= TASK TO COMPLETE =
Find every line with the word "this" and report how many there are, without any other text.

━━ RECORDS SHOWN

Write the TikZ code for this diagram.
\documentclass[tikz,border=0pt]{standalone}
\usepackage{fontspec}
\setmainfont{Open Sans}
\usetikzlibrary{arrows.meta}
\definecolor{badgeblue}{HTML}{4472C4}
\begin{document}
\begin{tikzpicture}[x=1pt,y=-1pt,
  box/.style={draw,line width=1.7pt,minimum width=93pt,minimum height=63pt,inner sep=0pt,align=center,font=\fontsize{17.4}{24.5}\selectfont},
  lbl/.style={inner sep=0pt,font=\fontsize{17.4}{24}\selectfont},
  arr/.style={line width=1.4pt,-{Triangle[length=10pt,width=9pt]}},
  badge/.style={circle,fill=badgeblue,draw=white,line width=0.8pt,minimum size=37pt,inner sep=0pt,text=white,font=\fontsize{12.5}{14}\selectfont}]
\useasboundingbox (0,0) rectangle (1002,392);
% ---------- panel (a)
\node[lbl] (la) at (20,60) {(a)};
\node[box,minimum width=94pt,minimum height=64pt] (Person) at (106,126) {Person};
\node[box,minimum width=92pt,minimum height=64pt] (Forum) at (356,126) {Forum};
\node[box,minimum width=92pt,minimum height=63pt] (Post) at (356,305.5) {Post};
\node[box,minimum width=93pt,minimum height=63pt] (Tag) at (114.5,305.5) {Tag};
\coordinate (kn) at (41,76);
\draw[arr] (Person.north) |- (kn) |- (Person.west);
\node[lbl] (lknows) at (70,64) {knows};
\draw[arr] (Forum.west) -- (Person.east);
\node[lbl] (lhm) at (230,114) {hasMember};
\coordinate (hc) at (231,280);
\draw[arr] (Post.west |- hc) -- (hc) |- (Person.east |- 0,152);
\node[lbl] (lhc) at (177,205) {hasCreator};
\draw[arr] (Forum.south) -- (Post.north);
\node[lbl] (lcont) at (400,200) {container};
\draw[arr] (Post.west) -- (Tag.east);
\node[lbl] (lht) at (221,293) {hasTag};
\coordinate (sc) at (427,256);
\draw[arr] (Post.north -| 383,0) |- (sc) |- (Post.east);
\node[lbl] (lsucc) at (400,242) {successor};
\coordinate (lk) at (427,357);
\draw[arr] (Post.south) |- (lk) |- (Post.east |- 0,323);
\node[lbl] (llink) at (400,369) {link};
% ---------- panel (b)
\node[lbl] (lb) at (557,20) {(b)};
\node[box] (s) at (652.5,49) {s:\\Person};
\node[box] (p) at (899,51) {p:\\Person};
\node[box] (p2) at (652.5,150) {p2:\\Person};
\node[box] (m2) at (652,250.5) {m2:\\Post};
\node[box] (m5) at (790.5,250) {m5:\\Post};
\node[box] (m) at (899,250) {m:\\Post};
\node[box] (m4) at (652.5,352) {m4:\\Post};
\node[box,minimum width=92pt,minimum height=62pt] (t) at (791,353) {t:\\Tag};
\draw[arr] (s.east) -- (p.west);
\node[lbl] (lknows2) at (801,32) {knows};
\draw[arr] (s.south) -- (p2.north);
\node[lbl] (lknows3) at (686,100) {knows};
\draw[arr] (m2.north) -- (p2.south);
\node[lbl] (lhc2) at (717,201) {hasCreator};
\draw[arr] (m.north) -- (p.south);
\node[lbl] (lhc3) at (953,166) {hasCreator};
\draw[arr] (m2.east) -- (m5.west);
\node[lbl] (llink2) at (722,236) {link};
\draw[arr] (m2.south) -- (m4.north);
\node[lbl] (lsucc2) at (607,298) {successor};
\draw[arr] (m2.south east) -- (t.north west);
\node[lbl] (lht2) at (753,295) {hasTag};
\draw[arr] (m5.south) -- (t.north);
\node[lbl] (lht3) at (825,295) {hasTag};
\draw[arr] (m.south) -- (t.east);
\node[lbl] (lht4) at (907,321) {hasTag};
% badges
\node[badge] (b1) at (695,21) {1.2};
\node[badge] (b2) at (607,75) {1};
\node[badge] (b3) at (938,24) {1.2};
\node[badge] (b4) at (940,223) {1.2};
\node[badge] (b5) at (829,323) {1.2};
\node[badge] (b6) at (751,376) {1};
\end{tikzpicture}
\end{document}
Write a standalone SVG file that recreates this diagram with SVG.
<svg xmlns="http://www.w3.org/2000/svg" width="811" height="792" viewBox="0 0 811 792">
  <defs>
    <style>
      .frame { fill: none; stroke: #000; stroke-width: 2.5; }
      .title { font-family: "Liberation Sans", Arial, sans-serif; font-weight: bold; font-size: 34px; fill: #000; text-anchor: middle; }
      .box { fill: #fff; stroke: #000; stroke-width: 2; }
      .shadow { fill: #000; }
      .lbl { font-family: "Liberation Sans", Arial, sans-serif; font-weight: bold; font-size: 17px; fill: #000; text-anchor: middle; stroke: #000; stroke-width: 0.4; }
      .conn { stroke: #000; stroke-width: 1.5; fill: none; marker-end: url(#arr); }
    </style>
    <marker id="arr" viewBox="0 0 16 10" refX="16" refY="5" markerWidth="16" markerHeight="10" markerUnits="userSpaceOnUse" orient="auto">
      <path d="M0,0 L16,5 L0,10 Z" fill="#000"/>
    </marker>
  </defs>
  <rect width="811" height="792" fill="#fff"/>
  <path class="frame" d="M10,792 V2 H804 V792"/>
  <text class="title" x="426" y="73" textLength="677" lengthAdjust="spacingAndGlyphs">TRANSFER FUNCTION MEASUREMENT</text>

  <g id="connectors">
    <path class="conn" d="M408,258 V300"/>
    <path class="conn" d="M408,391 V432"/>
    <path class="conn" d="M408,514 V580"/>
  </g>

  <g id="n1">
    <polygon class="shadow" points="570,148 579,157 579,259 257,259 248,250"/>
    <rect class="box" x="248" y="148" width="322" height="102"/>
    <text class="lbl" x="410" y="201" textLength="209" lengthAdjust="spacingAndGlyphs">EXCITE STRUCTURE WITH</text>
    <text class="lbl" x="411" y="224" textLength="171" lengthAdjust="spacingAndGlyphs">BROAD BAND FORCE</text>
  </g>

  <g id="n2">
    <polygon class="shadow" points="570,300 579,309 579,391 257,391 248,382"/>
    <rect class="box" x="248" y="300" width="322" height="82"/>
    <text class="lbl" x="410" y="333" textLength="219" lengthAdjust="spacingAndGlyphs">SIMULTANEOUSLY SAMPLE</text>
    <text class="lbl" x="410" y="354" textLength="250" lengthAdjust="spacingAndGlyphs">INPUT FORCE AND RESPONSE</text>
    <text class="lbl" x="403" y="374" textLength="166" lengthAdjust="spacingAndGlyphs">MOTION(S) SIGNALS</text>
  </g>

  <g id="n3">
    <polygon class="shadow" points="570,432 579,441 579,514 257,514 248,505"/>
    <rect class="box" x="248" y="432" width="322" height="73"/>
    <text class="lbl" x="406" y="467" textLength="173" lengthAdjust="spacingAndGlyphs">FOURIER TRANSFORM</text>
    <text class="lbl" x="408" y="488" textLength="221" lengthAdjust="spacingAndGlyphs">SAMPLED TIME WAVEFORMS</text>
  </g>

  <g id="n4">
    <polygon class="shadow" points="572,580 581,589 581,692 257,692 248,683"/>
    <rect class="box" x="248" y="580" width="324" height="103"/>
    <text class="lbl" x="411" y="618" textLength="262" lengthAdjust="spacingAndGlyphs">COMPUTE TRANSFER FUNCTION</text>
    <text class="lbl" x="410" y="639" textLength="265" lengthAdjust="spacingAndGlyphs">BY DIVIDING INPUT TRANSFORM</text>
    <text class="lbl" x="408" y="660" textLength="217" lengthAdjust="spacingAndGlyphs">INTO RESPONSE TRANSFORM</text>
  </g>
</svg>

━━━━
━━ RECORDS SHOWN

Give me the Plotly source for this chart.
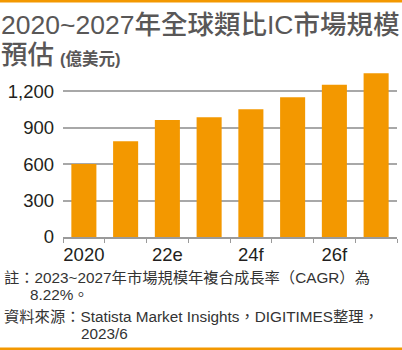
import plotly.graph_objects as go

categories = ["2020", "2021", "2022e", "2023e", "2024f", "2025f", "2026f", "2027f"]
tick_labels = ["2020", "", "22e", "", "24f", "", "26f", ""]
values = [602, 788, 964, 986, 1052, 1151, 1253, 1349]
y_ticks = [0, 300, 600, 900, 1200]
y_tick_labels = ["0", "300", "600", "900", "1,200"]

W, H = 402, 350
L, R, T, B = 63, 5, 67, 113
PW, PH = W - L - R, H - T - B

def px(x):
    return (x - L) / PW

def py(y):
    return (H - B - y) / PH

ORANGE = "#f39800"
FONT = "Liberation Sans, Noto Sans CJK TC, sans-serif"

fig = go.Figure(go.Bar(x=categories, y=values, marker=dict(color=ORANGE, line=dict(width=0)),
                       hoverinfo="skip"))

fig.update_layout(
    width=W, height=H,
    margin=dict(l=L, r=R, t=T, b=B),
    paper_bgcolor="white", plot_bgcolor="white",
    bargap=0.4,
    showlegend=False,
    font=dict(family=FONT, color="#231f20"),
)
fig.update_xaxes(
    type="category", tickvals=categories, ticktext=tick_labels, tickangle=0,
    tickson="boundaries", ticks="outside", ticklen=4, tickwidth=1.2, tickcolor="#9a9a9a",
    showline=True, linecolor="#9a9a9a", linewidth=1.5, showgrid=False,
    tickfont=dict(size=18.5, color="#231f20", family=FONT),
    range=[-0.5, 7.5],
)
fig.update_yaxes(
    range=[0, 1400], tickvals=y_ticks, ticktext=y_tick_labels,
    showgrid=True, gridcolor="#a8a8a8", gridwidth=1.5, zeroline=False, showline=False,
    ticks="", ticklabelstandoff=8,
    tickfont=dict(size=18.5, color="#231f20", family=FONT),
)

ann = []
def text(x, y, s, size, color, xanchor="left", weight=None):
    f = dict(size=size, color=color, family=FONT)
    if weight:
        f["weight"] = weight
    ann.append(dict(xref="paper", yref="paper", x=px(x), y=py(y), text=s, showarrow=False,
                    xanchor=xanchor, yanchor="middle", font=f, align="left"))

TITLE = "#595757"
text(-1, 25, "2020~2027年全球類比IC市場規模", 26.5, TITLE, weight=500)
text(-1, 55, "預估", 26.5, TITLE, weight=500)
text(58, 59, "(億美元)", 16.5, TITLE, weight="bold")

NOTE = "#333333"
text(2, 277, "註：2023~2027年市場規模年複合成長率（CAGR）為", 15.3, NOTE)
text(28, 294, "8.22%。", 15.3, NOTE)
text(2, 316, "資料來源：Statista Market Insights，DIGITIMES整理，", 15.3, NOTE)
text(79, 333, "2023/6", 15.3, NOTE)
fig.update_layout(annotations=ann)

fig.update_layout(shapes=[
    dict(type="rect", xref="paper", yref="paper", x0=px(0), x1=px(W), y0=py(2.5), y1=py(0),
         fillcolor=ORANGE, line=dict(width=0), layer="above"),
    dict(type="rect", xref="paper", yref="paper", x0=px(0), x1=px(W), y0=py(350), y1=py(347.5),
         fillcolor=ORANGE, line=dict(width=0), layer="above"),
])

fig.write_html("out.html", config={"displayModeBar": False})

━━━━
━━ RECORDS SHOWN

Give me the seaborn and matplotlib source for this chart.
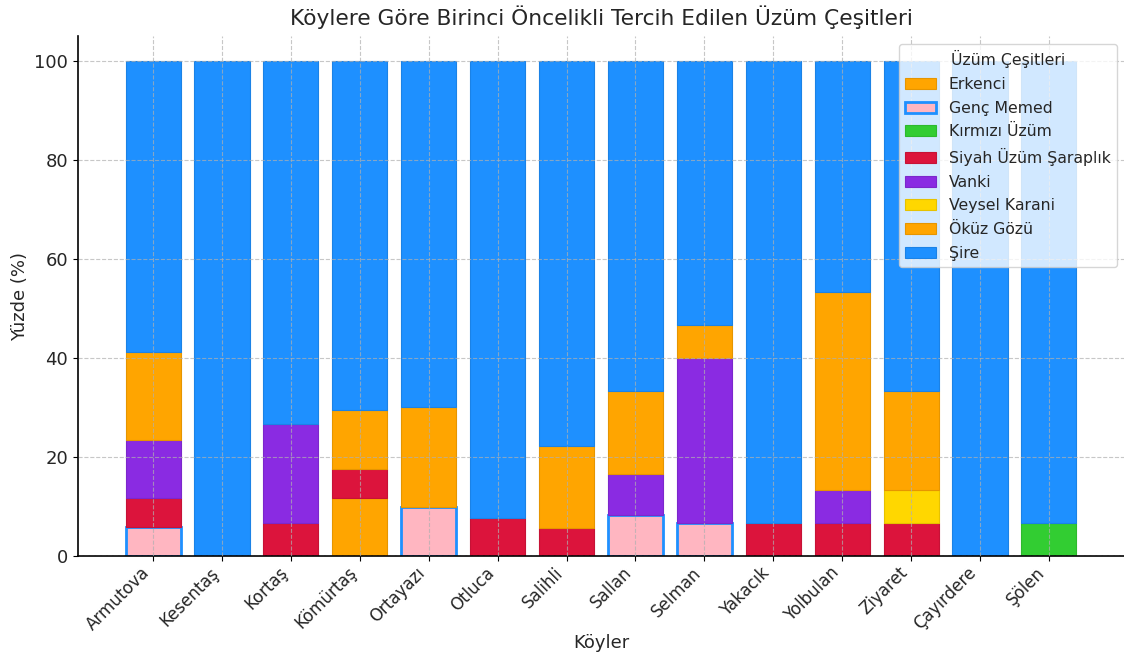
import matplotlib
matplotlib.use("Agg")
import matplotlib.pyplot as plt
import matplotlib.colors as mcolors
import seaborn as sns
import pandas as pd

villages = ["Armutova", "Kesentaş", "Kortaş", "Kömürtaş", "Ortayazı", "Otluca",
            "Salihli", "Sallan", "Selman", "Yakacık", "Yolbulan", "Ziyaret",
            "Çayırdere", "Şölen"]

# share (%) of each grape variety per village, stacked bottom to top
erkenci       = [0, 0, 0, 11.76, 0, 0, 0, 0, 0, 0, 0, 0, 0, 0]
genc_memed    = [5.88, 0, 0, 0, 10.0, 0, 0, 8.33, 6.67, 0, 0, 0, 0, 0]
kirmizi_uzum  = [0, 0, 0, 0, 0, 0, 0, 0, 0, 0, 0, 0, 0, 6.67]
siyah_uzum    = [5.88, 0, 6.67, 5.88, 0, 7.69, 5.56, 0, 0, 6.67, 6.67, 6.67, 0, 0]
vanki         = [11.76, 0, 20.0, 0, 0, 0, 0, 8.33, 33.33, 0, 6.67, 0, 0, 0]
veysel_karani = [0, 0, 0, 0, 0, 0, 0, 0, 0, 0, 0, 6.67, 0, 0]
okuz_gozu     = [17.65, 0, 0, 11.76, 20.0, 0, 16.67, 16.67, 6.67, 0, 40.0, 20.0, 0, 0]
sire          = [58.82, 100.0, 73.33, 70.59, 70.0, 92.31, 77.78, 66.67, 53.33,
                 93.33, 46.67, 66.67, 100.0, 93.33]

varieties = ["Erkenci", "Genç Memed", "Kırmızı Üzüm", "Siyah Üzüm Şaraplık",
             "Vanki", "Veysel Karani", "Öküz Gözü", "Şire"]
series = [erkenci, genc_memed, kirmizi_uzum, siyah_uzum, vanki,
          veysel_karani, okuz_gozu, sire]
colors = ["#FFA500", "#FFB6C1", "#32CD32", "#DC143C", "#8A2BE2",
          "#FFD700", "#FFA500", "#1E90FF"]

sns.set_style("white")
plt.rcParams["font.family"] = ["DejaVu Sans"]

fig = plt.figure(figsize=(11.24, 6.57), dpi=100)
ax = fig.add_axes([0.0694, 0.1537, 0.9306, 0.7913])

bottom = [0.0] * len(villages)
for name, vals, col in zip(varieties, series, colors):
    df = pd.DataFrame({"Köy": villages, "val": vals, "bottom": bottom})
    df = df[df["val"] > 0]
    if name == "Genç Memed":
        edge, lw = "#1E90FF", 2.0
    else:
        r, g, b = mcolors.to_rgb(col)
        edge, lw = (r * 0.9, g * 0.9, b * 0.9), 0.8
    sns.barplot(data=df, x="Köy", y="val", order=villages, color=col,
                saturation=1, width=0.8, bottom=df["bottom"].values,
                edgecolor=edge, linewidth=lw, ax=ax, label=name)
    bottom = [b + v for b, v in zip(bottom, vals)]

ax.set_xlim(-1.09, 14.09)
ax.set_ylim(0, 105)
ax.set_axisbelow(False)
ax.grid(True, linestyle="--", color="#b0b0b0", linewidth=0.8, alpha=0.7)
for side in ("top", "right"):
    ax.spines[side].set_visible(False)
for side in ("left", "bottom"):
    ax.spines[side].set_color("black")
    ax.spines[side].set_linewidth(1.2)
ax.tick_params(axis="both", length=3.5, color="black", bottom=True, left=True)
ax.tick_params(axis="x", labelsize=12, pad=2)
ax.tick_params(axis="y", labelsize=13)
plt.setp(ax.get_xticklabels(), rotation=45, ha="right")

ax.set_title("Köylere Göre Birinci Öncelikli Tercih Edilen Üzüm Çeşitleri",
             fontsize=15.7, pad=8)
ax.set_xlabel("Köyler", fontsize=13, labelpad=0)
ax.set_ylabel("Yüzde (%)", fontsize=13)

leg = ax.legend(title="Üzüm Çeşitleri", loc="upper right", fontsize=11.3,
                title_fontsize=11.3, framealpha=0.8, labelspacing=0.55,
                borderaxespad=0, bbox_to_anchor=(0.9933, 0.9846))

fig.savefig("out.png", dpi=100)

━━━━

= FINAL RESULT =
4